While not an inherent language feature, the immense and active community surrounding Java, along with its extensive Ecosystem, profoundly contributes to its popularity and usefulness.

• Vast Developer Pool: Millions of developers worldwide are proficient in Java, making it easy for organizations to find skilled talent.
• Rich Frameworks and Libraries: Beyond the standard API, a massive ecosystem of open-source and commercial Frameworks and libraries has emerged. Examples include Spring Boot for enterprise applications, Hibernate for ORM, Apache Kafka for streaming data, Apache Spark for big data processing, Android SDK for mobile development, and countless others. These frameworks abstract away common complexities, further accelerating development.
• Powerful Tools: A wide array of sophisticated development tools, including Integrated Development Environments (IDEs) like Eclipse, IntelliJ IDEA, and NetBeans, build automation tools like Maven and Gradle, and profiling/debugging tools, enhance developer productivity.
• Extensive Documentation and Support: The vast community contributes to a wealth of online resources, tutorials, forums, and commercial support options, making it easier for developers to learn, troubleshoot, and solve problems.
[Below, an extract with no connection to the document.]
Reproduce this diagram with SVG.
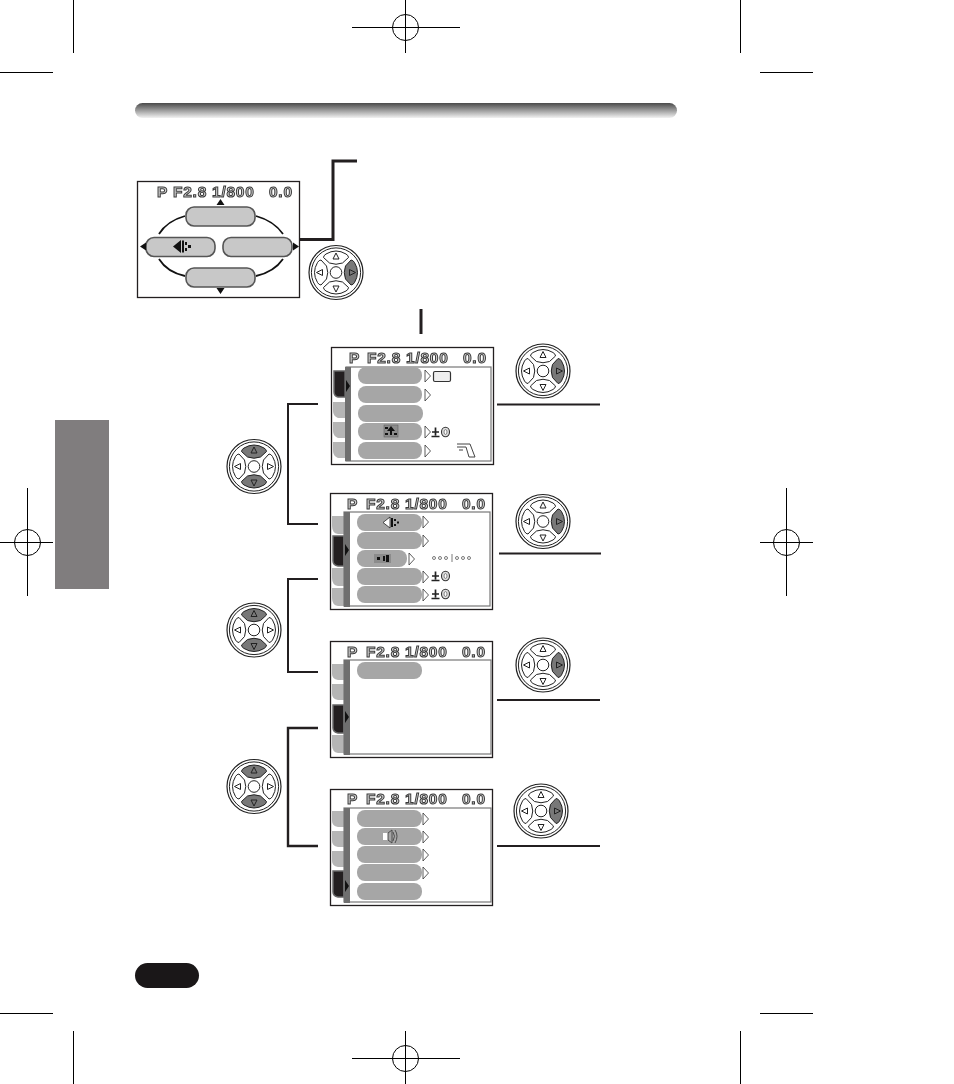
<svg xmlns="http://www.w3.org/2000/svg" width="954" height="1084" viewBox="0 0 954 1084">
<style>
.crop{fill:none;stroke:#000;stroke-width:1}
.con{fill:none;stroke:#231f20;stroke-width:2}
.scr{fill:#fff;stroke:#231f20;stroke-width:1.3}
.hud{font-family:"Liberation Sans",Arial,sans-serif;font-weight:700;font-size:15.5px;fill:#d0d0d0;stroke:#3a3a3a;stroke-width:1;letter-spacing:.75px;filter:url(#gray)}
.pill{fill:#a6a6a6;stroke:none}
.opt{fill:#c8c8c8;stroke:#555;stroke-width:1.6}
.tab{fill:#b5b5b5}
.active{fill:#231f20;stroke:#666;stroke-width:1.5}
.bar{fill:#6f6f6f}
.panel{fill:#fff;stroke:#777;stroke-width:1.2}
.ch{fill:#fff;stroke:#333;stroke-width:.8}
.arc{fill:none;stroke:#111;stroke-width:1.8}
.tri{fill:#111}
.dp{fill:#fff;stroke:#222;stroke-width:1}
.dg{fill:#787878;stroke:#222;stroke-width:1}
</style>
<defs>
<filter id="gray" x="-10%" y="-30%" width="120%" height="160%"><feOffset dx="0" dy="0"/></filter>
<linearGradient id="hdr" x1="0" y1="0" x2="0" y2="1"><stop offset="0" stop-color="#4a4a4a"/><stop offset="1" stop-color="#f2f2f2"/></linearGradient>
<g id="dial">
<circle r="27" fill="#fff" stroke="#222" stroke-width="1.2"/>
<circle r="24.600" fill="#fff" stroke="#222" stroke-width="1"/>
<circle r="5.800" fill="#fff" stroke="#222" stroke-width="1"/>
</g>
<path id="b" d="M-12.500-15Q-12.500-17-10-18.500Q0-24.500 10-18.500Q12.500-17 12.500-15L6.500-9.500Q0-7-6.500-9.500Z"/>
<path id="g" d="M0-19.500L3-13.500H-3Z" fill="none" stroke="#222" stroke-width="1"/>
<g id="dialR"><use href="#dial"/><use href="#b" class="dp"/><use href="#b" class="dp" transform="rotate(180)"/><use href="#b" class="dp" transform="rotate(-90)"/><use href="#b" class="dg" transform="rotate(90)"/><use href="#g"/><use href="#g" transform="rotate(180)"/><use href="#g" transform="rotate(-90)"/><use href="#g" transform="rotate(90)"/></g>
<g id="dialV"><use href="#dial"/><use href="#b" class="dg"/><use href="#b" class="dg" transform="rotate(180)"/><use href="#b" class="dp" transform="rotate(-90)"/><use href="#b" class="dp" transform="rotate(90)"/><use href="#g"/><use href="#g" transform="rotate(180)"/><use href="#g" transform="rotate(-90)"/><use href="#g" transform="rotate(90)"/></g>
<path id="chev" class="ch" d="M0 0L5.500 6L0 12Z"/>
<g id="pm"><path d="M1 5H8M4.500 0.500V8.500M0.500 9.500H8.500" fill="none" stroke="#222" stroke-width="1.700"/><ellipse cx="14.500" cy="5" rx="4" ry="4.700" fill="#ddd" stroke="#333" stroke-width="1.100"/><ellipse cx="14.500" cy="5" rx="1.500" ry="2.400" fill="#fff" stroke="#555" stroke-width=".7"/></g>
</defs>

<g id="marks" class="crop">
<path d="M73.500 0V53M0 72.500H53M740.500 0V53M760 72.500H813M73.500 1031V1084M0 1013.500H53M740.500 1031V1084M760 1013.500H813"/>
<path d="M352 27.500H460M405.500 0V53M352 1058.500H460M405.500 1031V1084M27.500 488V596M0 542.500H53M786.500 488V596M760 542.500H813"/>
<circle cx="405.500" cy="27.500" r="13"/><circle cx="405.500" cy="1058.500" r="13"/><circle cx="27.500" cy="542.500" r="13"/><circle cx="786.500" cy="542.500" r="13"/>
</g>

<rect id="header" x="135" y="103" width="542" height="15" rx="7.500" fill="url(#hdr)"/>
<rect id="sidetab" x="55" y="420" width="54" height="169" fill="#807d7e"/>
<rect id="pagepill" x="135" y="963" width="64" height="25" rx="12.500" fill="#1a1718"/>

<g id="connectors">
<path class="con" style="stroke-width:3" d="M292 239.500H333V161H357"/>
<path class="con" style="stroke-width:3" d="M421 309V334"/>
<path class="con" d="M318 404H288V524H318M318 579H288V672H318"/>
<path class="con" style="stroke-width:2.400" d="M318 728H288V846H318"/>
<path class="con" d="M497 404.500H600M499 553.500H601M497 700H600M497 846H600"/>
</g>

<g id="mode-screen">
<rect class="scr" x="137.500" y="181.500" width="162" height="116"/>
<text class="hud" x="157" y="197">P</text><text class="hud" x="173" y="197">F2.8 1/800</text><text class="hud" x="269" y="197">0.0</text>
<path class="arc" d="M185 216Q167 221 159 234M256 216Q274 221 283 234M159 259Q167 272 185 276M256 276Q274 272 283 259"/>
<rect class="opt" x="186" y="207" width="69" height="19" rx="8"/>
<rect class="opt" x="146" y="237.500" width="69" height="19" rx="8"/>
<rect class="opt" x="223" y="237.500" width="69" height="19" rx="8"/>
<rect class="opt" x="186" y="268" width="69" height="19" rx="8"/>
<path class="tri" d="M220.500 199L224.500 205H216.500ZM220.500 294L224.500 288H216.500ZM140 246.500L146 242.500V250.500ZM299 246.500L293 242.500V250.500Z"/>
<path class="tri" d="M173 246.500L181 240V253ZM182 240.500H184V252.500H182ZM185 242H187V245H185ZM185 248H187V251H185ZM188 245H191V248H188Z"/>
</g>
<use id="dial-top" href="#dialR" x="336" y="272.500"/>

<g id="screen-1">
<rect class="scr" x="331.500" y="347.500" width="162" height="117"/>
<text class="hud" x="349" y="363">P</text><text class="hud" x="367" y="363">F2.8 1/800</text><text class="hud" x="463" y="363">0.0</text>
<path class="tab" d="M333 402H345V418H338Q333 416 333 411ZM333 422H345V438H338Q333 436 333 431ZM333 442H345V458H338Q333 456 333 451Z"/>
<path class="active" d="M334 371H345V397H338Q334 396 334 392Z"/>
<rect class="panel" x="346" y="367" width="145" height="94"/>
<rect class="bar" x="345" y="367" width="6" height="94"/>
<path class="tri" d="M346 380L350 386L346 392Z"/>
<rect class="pill" x="358" y="367" width="64" height="17" rx="8"/><rect class="pill" x="358" y="386" width="64" height="17" rx="8"/><rect class="pill" x="358" y="405" width="65" height="17" rx="8"/><rect class="pill" x="358" y="423" width="64" height="17" rx="8"/><rect class="pill" x="358" y="442" width="64" height="17" rx="8"/>
<rect x="384" y="425" width="14" height="12" fill="#8c8c8c" stroke="#555" stroke-width=".5"/><path d="M391 426L395 431H387ZM390 431H392V435H390ZM385 427H388V429H385ZM385 433H388V435H385ZM394 433H397V435H394Z" fill="#111"/>
<use href="#chev" x="425" y="370"/><use href="#chev" x="425" y="389"/><use href="#chev" x="425" y="426"/><use href="#chev" x="425" y="445"/>
<rect x="433.500" y="371.500" width="17" height="10" rx="1.500" fill="#eee" stroke="#333" stroke-width="1.200"/>
<use href="#pm" x="431" y="427"/>
<path d="M457 444H470L475 457M457 447H466L469 457H475M459 450H463" fill="none" stroke="#444" stroke-width="1"/>
</g>
<use id="dial-1" href="#dialR" x="543" y="371"/>

<g id="screen-2">
<rect class="scr" x="330.500" y="493.500" width="162" height="116"/>
<text class="hud" x="347" y="509">P</text><text class="hud" x="366" y="509">F2.8 1/800</text><text class="hud" x="462" y="509">0.0</text>
<path class="tab" d="M332 516H344V534H338Q332 533 332 526ZM332 568H344V586H338Q332 585 332 578ZM332 588H344V606H338Q332 605 332 598Z"/>
<path class="active" d="M333 536H344V566H338Q333 565 333 561Z"/>
<rect class="panel" x="344" y="512" width="146" height="94"/>
<rect class="bar" x="344" y="512" width="6" height="95"/>
<path class="tri" d="M345 544L349 550L345 556Z"/>
<rect class="pill" x="357" y="514" width="65" height="17" rx="8"/><rect class="pill" x="357" y="532" width="65" height="17" rx="8"/><rect class="pill" x="357" y="550" width="50" height="17" rx="8"/><rect class="pill" x="357" y="568" width="65" height="17" rx="8"/><rect class="pill" x="357" y="586" width="65" height="17" rx="8"/>
<path d="M383 522.500L390 517V528Z" fill="#fff" stroke="#222" stroke-width=".8"/><path d="M391 518H393V527H391ZM394 519H396V521H394ZM394 524H396V526H394ZM397 521.500H399V523.500H397Z" fill="#111"/>
<rect x="374" y="554" width="17" height="9" fill="#8c8c8c"/><path d="M377 557H380V560H377ZM383 556H385V561H383ZM386 555H389V562H386Z" fill="#111"/>
<use href="#chev" x="423" y="516"/><use href="#chev" x="423" y="535"/><use href="#chev" x="409" y="553"/><use href="#chev" x="423" y="571"/><use href="#chev" x="423" y="589"/>
<use href="#pm" x="431" y="571"/><use href="#pm" x="431" y="589"/>
<g fill="none" stroke="#444" stroke-width=".7"><circle cx="434" cy="558" r="1.500"/><circle cx="440" cy="558" r="1.500"/><circle cx="446" cy="558" r="1.500"/><path d="M452 554V562"/><circle cx="457" cy="558" r="1.500"/><circle cx="463" cy="558" r="1.500"/><circle cx="469" cy="558" r="1.500"/></g>
</g>
<use id="dial-2" href="#dialR" x="543" y="521.500"/>

<g id="screen-3">
<rect class="scr" x="330.500" y="641.500" width="162" height="116"/>
<text class="hud" x="347" y="657">P</text><text class="hud" x="366" y="657">F2.8 1/800</text><text class="hud" x="462" y="657">0.0</text>
<path class="tab" d="M332 664H344V680H338Q332 679 332 674ZM332 684H344V700H338Q332 699 332 694ZM332 735H344V753H338Q332 752 332 745Z"/>
<path class="active" d="M333 705H344V733H338Q333 732 333 728Z"/>
<rect class="panel" x="344" y="660" width="147" height="94"/>
<rect class="bar" x="344" y="660" width="6" height="95"/>
<path class="tri" d="M345 711L349 717L345 723Z"/>
<rect class="pill" x="357" y="662" width="65" height="17" rx="8"/>
</g>
<use id="dial-3" href="#dialR" x="543" y="665"/>

<g id="screen-4">
<rect class="scr" x="330.500" y="789.500" width="162" height="116"/>
<text class="hud" x="347" y="804">P</text><text class="hud" x="366" y="804">F2.8 1/800</text><text class="hud" x="462" y="804">0.0</text>
<path class="tab" d="M332 811H344V827H338Q332 826 332 821ZM332 831H344V847H338Q332 846 332 841ZM332 851H344V867H338Q332 866 332 861Z"/>
<path class="active" d="M333 871H344V897H338Q333 896 333 892Z"/>
<rect class="panel" x="344" y="808" width="147" height="94"/>
<rect class="bar" x="344" y="808" width="6" height="95"/>
<path class="tri" d="M345 880L349 886L345 892Z"/>
<rect class="pill" x="357" y="810" width="65" height="17" rx="8"/><rect class="pill" x="357" y="828" width="65" height="17" rx="8"/><rect class="pill" x="357" y="846" width="65" height="17" rx="8"/><rect class="pill" x="357" y="864" width="65" height="17" rx="8"/><rect class="pill" x="357" y="883" width="65" height="17" rx="8"/>
<path d="M383 833H388V840H383Z" fill="#fff"/><path d="M388 833L392 830V843L388 840ZM393 832Q396 836 393 841M395 830Q399 836 395 843" fill="none" stroke="#444" stroke-width=".9"/>
<use href="#chev" x="423" y="813"/><use href="#chev" x="423" y="831"/><use href="#chev" x="423" y="849"/><use href="#chev" x="423" y="867"/>
</g>
<use id="dial-4" href="#dialR" x="541" y="811"/>

<use id="dial-l1" href="#dialV" x="254" y="466.500"/>
<use id="dial-l2" href="#dialV" x="254" y="630"/>
<use id="dial-l3" href="#dialV" x="254" y="786.500"/>
</svg>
This vibrant ecosystem ensures that Java remains relevant, continuously evolving, and well-supported, providing developers with everything they need to build, deploy, and maintain complex applications efficiently.

The enduring success of Java as a programming language is a direct consequence of its meticulously designed features. Its foundational promise of “Write Once, Run Anywhere” addressed a critical need for cross-platform compatibility, immediately establishing its value in a rapidly expanding digital world. This platform independence, coupled with a robust object-oriented paradigm, laid the groundwork for building scalable, modular, and maintainable software systems across diverse environments.

Furthermore, Java’s commitment to simplicity, by abstracting away low-level complexities like manual memory management and explicit pointers, significantly lowered the barrier to entry for new developers while simultaneously enhancing application robustness and security. The built-in support for multithreading enabled the creation of responsive and high-performance applications, crucial for modern concurrent computing. This comprehensive suite of features, amplified by an extensive standard library and a dynamic, thriving global ecosystem of tools and frameworks, collectively positions Java as an indispensable asset in virtually every sector of software development, ensuring its continued relevance and utility for years to come.